● **Short exercise**: Skip the pictures and quote all of the lines exactly.

— Begin —

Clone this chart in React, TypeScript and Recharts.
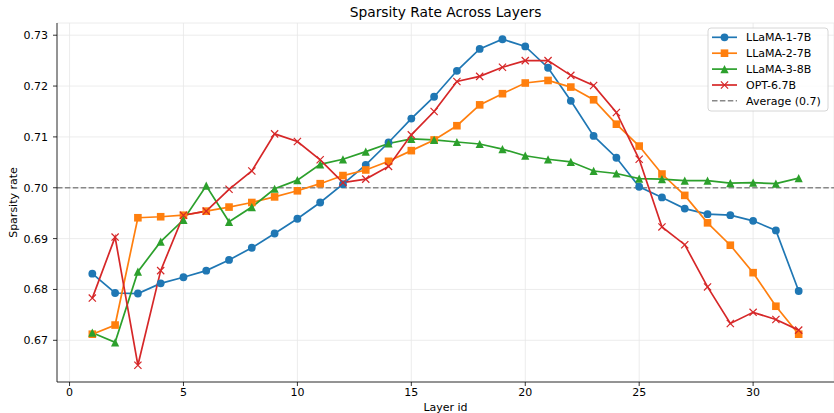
import React from "react";
import { LineChart, Line, XAxis, YAxis, CartesianGrid, ReferenceLine } from "recharts";

const layers = [1, 2, 3, 4, 5, 6, 7, 8, 9, 10, 11, 12, 13, 14, 15, 16, 17, 18, 19, 20, 21, 22, 23, 24, 25, 26, 27, 28, 29, 30, 31, 32];

const llama1 = [0.6831, 0.6793, 0.6792, 0.6812, 0.6824, 0.6837, 0.6858, 0.6882, 0.691, 0.6939, 0.6971, 0.7007, 0.7045, 0.7089, 0.7136, 0.7179, 0.723, 0.7273, 0.7292, 0.7278, 0.7236, 0.7171, 0.7102, 0.7059, 0.7002, 0.6981, 0.6959, 0.6948, 0.6946, 0.6935, 0.6916, 0.6797];
const llama2 = [0.6712, 0.673, 0.6941, 0.6943, 0.6946, 0.6954, 0.6962, 0.6971, 0.6982, 0.6994, 0.7008, 0.7024, 0.7035, 0.7052, 0.7073, 0.7094, 0.7122, 0.7163, 0.7185, 0.7206, 0.7211, 0.7198, 0.7173, 0.7125, 0.7082, 0.7027, 0.6985, 0.6931, 0.6887, 0.6833, 0.6767, 0.6712];
const llama3 = [0.6715, 0.6696, 0.6835, 0.6894, 0.6937, 0.7004, 0.6933, 0.6962, 0.6998, 0.7015, 0.7046, 0.7056, 0.7071, 0.7087, 0.7096, 0.7094, 0.709, 0.7086, 0.7076, 0.7063, 0.7056, 0.7051, 0.7033, 0.7028, 0.7018, 0.7017, 0.7014, 0.7014, 0.7009, 0.701, 0.7008, 0.7019];
const opt = [0.6783, 0.6903, 0.6651, 0.6837, 0.6946, 0.6954, 0.6997, 0.7033, 0.7106, 0.7091, 0.7055, 0.701, 0.7017, 0.7042, 0.7104, 0.715, 0.7209, 0.7219, 0.7237, 0.725, 0.725, 0.7221, 0.7201, 0.7148, 0.7056, 0.6923, 0.6888, 0.6805, 0.6733, 0.6755, 0.6741, 0.672];

const average = 0.7;
const xTicks = [0, 5, 10, 15, 20, 25, 30];
const yTicks = [0.67, 0.68, 0.69, 0.7, 0.71, 0.72, 0.73];

const data = layers.map((layer, i) => ({
  layer,
  llama1: llama1[i],
  llama2: llama2[i],
  llama3: llama3[i],
  opt: opt[i],
}));

const FONT = '"DejaVu Sans", sans-serif';

type Kind = "circle" | "square" | "triangle" | "cross";

const series: { key: string; name: string; color: string; marker: Kind }[] = [
  { key: "llama1", name: "LLaMA-1-7B", color: "#1f77b4", marker: "circle" },
  { key: "llama2", name: "LLaMA-2-7B", color: "#ff7f0e", marker: "square" },
  { key: "llama3", name: "LLaMA-3-8B", color: "#2ca02c", marker: "triangle" },
  { key: "opt", name: "OPT-6.7B", color: "#d62728", marker: "cross" },
];

function marker(kind: Kind, cx: number, cy: number, color: string, key?: string | number) {
  if (kind === "circle") return <circle key={key} cx={cx} cy={cy} r={3.9} fill={color} />;
  if (kind === "square") return <rect key={key} x={cx - 3.8} y={cy - 3.8} width={7.6} height={7.6} fill={color} />;
  if (kind === "triangle") {
    const s = 4.1;
    return <polygon key={key} points={`${cx},${cy - s} ${cx - s},${cy + s} ${cx + s},${cy + s}`} fill={color} />;
  }
  const s = 3.6;
  return (
    <path key={key} d={`M${cx - s},${cy - s}L${cx + s},${cy + s}M${cx - s},${cy + s}L${cx + s},${cy - s}`} stroke={color} strokeWidth={1.2} fill="none" />
  );
}

function YLabel(props: any) {
  const vb = props.viewBox || {};
  const cy = (vb.y ?? 23) + (vb.height ?? 359) / 2;
  return (
    <text x={13} y={cy} transform={`rotate(-90, 13, ${cy})`} textAnchor="middle" dominantBaseline="central" fontSize={11} fontFamily={FONT} fill="#000">
      Sparsity rate
    </text>
  );
}

function Overlay() {
  const rowY = [37.3, 53.2, 69.1, 85, 100.8];
  return (
    <svg width={834} height={413} style={{ position: "absolute", left: 0, top: 0, pointerEvents: "none" }}>
      <text x={445.5} y={17} textAnchor="middle" fontSize={13.8} fontFamily={FONT} fill="#000">
        Sparsity Rate Across Layers
      </text>
      <rect x={708} y={28} width={120} height={83} rx={3} fill="#fff" fillOpacity={0.8} stroke="#cccccc" strokeWidth={0.8} />
      {series.map((s, i) => (
        <g key={s.key}>
          <line x1={712} x2={737} y1={rowY[i]} y2={rowY[i]} stroke={s.color} strokeWidth={1.7} />
          {marker(s.marker, 724.5, rowY[i], s.color)}
          <text x={746} y={rowY[i] + 4} fontSize={11} fontFamily={FONT} fill="#000">
            {s.name}
          </text>
        </g>
      ))}
      <line x1={712} x2={737} y1={rowY[4]} y2={rowY[4]} stroke="#888" strokeWidth={1.5} strokeDasharray="5.5 2.4" />
      <text x={746} y={rowY[4] + 4} fontSize={11} fontFamily={FONT} fill="#000">
        Average (0.7)
      </text>
    </svg>
  );
}

export default function App() {
  const tickStyle = { fill: "#000", fontSize: 11, fontFamily: FONT };
  return (
    <div style={{ position: "absolute", left: 0, top: 0, width: 834, height: 413, background: "#fff" }}>
      <LineChart width={834} height={413} data={data} margin={{ top: 23, right: 0, bottom: 0, left: 0 }}>
        <CartesianGrid stroke="#e7e7e7" strokeWidth={0.8} />
        <XAxis
          dataKey="layer"
          type="number"
          domain={[-0.55, 33.55]}
          ticks={xTicks}
          interval={0}
          allowDataOverflow
          height={31}
          tickSize={4}
          tickMargin={2}
          tick={tickStyle}
          tickLine={{ stroke: "#000", strokeWidth: 0.8 }}
          axisLine={{ stroke: "#000", strokeWidth: 0.8 }}
          label={{ value: "Layer id", position: "insideBottom", offset: 2, fontSize: 11, fontFamily: FONT, fill: "#000" }}
        />
        <XAxis
          xAxisId="top"
          orientation="top"
          dataKey="layer"
          type="number"
          domain={[-0.55, 33.55]}
          height={0}
          tick={false}
          tickLine={false}
          axisLine={{ stroke: "#000", strokeWidth: 0.8 }}
        />
        <YAxis
          type="number"
          domain={[0.6618, 0.7324]}
          ticks={yTicks}
          interval={0}
          allowDataOverflow
          width={57}
          tickSize={4}
          tickMargin={5}
          tick={tickStyle}
          tickFormatter={(v: number) => v.toFixed(2)}
          tickLine={{ stroke: "#000", strokeWidth: 0.8 }}
          axisLine={{ stroke: "#000", strokeWidth: 0.8 }}
          label={<YLabel />}
        />
        <ReferenceLine y={average} stroke="#888" strokeWidth={1.5} strokeDasharray="5.5 2.4" />
        {series.map((s) => (
          <Line
            key={s.key}
            dataKey={s.key}
            name={s.name}
            type="linear"
            stroke={s.color}
            strokeWidth={1.7}
            isAnimationActive={false}
            activeDot={false}
            dot={(p: any) => marker(s.marker, p.cx, p.cy, s.color, p.index)}
          />
        ))}
      </LineChart>
      <Overlay />
    </div>
  );
}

— End —

● **The output**:
Clone this chart in React, TypeScript and Recharts.
import React from "react";
import { LineChart, Line, XAxis, YAxis, CartesianGrid, ReferenceLine } from "recharts";

const layers = [1, 2, 3, 4, 5, 6, 7, 8, 9, 10, 11, 12, 13, 14, 15, 16, 17, 18, 19, 20, 21, 22, 23, 24, 25, 26, 27, 28, 29, 30, 31, 32];

const llama1 = [0.6831, 0.6793, 0.6792, 0.6812, 0.6824, 0.6837, 0.6858, 0.6882, 0.691, 0.6939, 0.6971, 0.7007, 0.7045, 0.7089, 0.7136, 0.7179, 0.723, 0.7273, 0.7292, 0.7278, 0.7236, 0.7171, 0.7102, 0.7059, 0.7002, 0.6981, 0.6959, 0.6948, 0.6946, 0.6935, 0.6916, 0.6797];
const llama2 = [0.6712, 0.673, 0.6941, 0.6943, 0.6946, 0.6954, 0.6962, 0.6971, 0.6982, 0.6994, 0.7008, 0.7024, 0.7035, 0.7052, 0.7073, 0.7094, 0.7122, 0.7163, 0.7185, 0.7206, 0.7211, 0.7198, 0.7173, 0.7125, 0.7082, 0.7027, 0.6985, 0.6931, 0.6887, 0.6833, 0.6767, 0.6712];
const llama3 = [0.6715, 0.6696, 0.6835, 0.6894, 0.6937, 0.7004, 0.6933, 0.6962, 0.6998, 0.7015, 0.7046, 0.7056, 0.7071, 0.7087, 0.7096, 0.7094, 0.709, 0.7086, 0.7076, 0.7063, 0.7056, 0.7051, 0.7033, 0.7028, 0.7018, 0.7017, 0.7014, 0.7014, 0.7009, 0.701, 0.7008, 0.7019];
const opt = [0.6783, 0.6903, 0.6651, 0.6837, 0.6946, 0.6954, 0.6997, 0.7033, 0.7106, 0.7091, 0.7055, 0.701, 0.7017, 0.7042, 0.7104, 0.715, 0.7209, 0.7219, 0.7237, 0.725, 0.725, 0.7221, 0.7201, 0.7148, 0.7056, 0.6923, 0.6888, 0.6805, 0.6733, 0.6755, 0.6741, 0.672];

const average = 0.7;
const xTicks = [0, 5, 10, 15, 20, 25, 30];
const yTicks = [0.67, 0.68, 0.69, 0.7, 0.71, 0.72, 0.73];

const data = layers.map((layer, i) => ({
  layer,
  llama1: llama1[i],
  llama2: llama2[i],
  llama3: llama3[i],
  opt: opt[i],
}));

const FONT = '"DejaVu Sans", sans-serif';

type Kind = "circle" | "square" | "triangle" | "cross";

const series: { key: string; name: string; color: string; marker: Kind }[] = [
  { key: "llama1", name: "LLaMA-1-7B", color: "#1f77b4", marker: "circle" },
  { key: "llama2", name: "LLaMA-2-7B", color: "#ff7f0e", marker: "square" },
  { key: "llama3", name: "LLaMA-3-8B", color: "#2ca02c", marker: "triangle" },
  { key: "opt", name: "OPT-6.7B", color: "#d62728", marker: "cross" },
];

function marker(kind: Kind, cx: number, cy: number, color: string, key?: string | number) {
  if (kind === "circle") return <circle key={key} cx={cx} cy={cy} r={3.9} fill={color} />;
  if (kind === "square") return <rect key={key} x={cx - 3.8} y={cy - 3.8} width={7.6} height={7.6} fill={color} />;
  if (kind === "triangle") {
    const s = 4.1;
    return <polygon key={key} points={`${cx},${cy - s} ${cx - s},${cy + s} ${cx + s},${cy + s}`} fill={color} />;
  }
  const s = 3.6;
  return (
    <path key={key} d={`M${cx - s},${cy - s}L${cx + s},${cy + s}M${cx - s},${cy + s}L${cx + s},${cy - s}`} stroke={color} strokeWidth={1.2} fill="none" />
  );
}

function YLabel(props: any) {
  const vb = props.viewBox || {};
  const cy = (vb.y ?? 23) + (vb.height ?? 359) / 2;
  return (
    <text x={13} y={cy} transform={`rotate(-90, 13, ${cy})`} textAnchor="middle" dominantBaseline="central" fontSize={11} fontFamily={FONT} fill="#000">
      Sparsity rate
    </text>
  );
}

function Overlay() {
  const rowY = [37.3, 53.2, 69.1, 85, 100.8];
  return (
    <svg width={834} height={413} style={{ position: "absolute", left: 0, top: 0, pointerEvents: "none" }}>
      <text x={445.5} y={17} textAnchor="middle" fontSize={13.8} fontFamily={FONT} fill="#000">
        Sparsity Rate Across Layers
      </text>
      <rect x={708} y={28} width={120} height={83} rx={3} fill="#fff" fillOpacity={0.8} stroke="#cccccc" strokeWidth={0.8} />
      {series.map((s, i) => (
        <g key={s.key}>
          <line x1={712} x2={737} y1={rowY[i]} y2={rowY[i]} stroke={s.color} strokeWidth={1.7} />
          {marker(s.marker, 724.5, rowY[i], s.color)}
          <text x={746} y={rowY[i] + 4} fontSize={11} fontFamily={FONT} fill="#000">
            {s.name}
          </text>
        </g>
      ))}
      <line x1={712} x2={737} y1={rowY[4]} y2={rowY[4]} stroke="#888" strokeWidth={1.5} strokeDasharray="5.5 2.4" />
      <text x={746} y={rowY[4] + 4} fontSize={11} fontFamily={FONT} fill="#000">
        Average (0.7)
      </text>
    </svg>
  );
}

export default function App() {
  const tickStyle = { fill: "#000", fontSize: 11, fontFamily: FONT };
  return (
    <div style={{ position: "absolute", left: 0, top: 0, width: 834, height: 413, background: "#fff" }}>
      <LineChart width={834} height={413} data={data} margin={{ top: 23, right: 0, bottom: 0, left: 0 }}>
        <CartesianGrid stroke="#e7e7e7" strokeWidth={0.8} />
        <XAxis
          dataKey="layer"
          type="number"
          domain={[-0.55, 33.55]}
          ticks={xTicks}
          interval={0}
          allowDataOverflow
          height={31}
          tickSize={4}
          tickMargin={2}
          tick={tickStyle}
          tickLine={{ stroke: "#000", strokeWidth: 0.8 }}
          axisLine={{ stroke: "#000", strokeWidth: 0.8 }}
          label={{ value: "Layer id", position: "insideBottom", offset: 2, fontSize: 11, fontFamily: FONT, fill: "#000" }}
        />
        <XAxis
          xAxisId="top"
          orientation="top"
          dataKey="layer"
          type="number"
          domain={[-0.55, 33.55]}
          height={0}
          tick={false}
          tickLine={false}
          axisLine={{ stroke: "#000", strokeWidth: 0.8 }}
        />
        <YAxis
          type="number"
          domain={[0.6618, 0.7324]}
          ticks={yTicks}
          interval={0}
          allowDataOverflow
          width={57}
          tickSize={4}
          tickMargin={5}
          tick={tickStyle}
          tickFormatter={(v: number) => v.toFixed(2)}
          tickLine={{ stroke: "#000", strokeWidth: 0.8 }}
          axisLine={{ stroke: "#000", strokeWidth: 0.8 }}
          label={<YLabel />}
        />
        <ReferenceLine y={average} stroke="#888" strokeWidth={1.5} strokeDasharray="5.5 2.4" />
        {series.map((s) => (
          <Line
            key={s.key}
            dataKey={s.key}
            name={s.name}
            type="linear"
            stroke={s.color}
            strokeWidth={1.7}
            isAnimationActive={false}
            activeDot={false}
            dot={(p: any) => marker(s.marker, p.cx, p.cy, s.color, p.index)}
          />
        ))}
      </LineChart>
      <Overlay />
    </div>
  );
}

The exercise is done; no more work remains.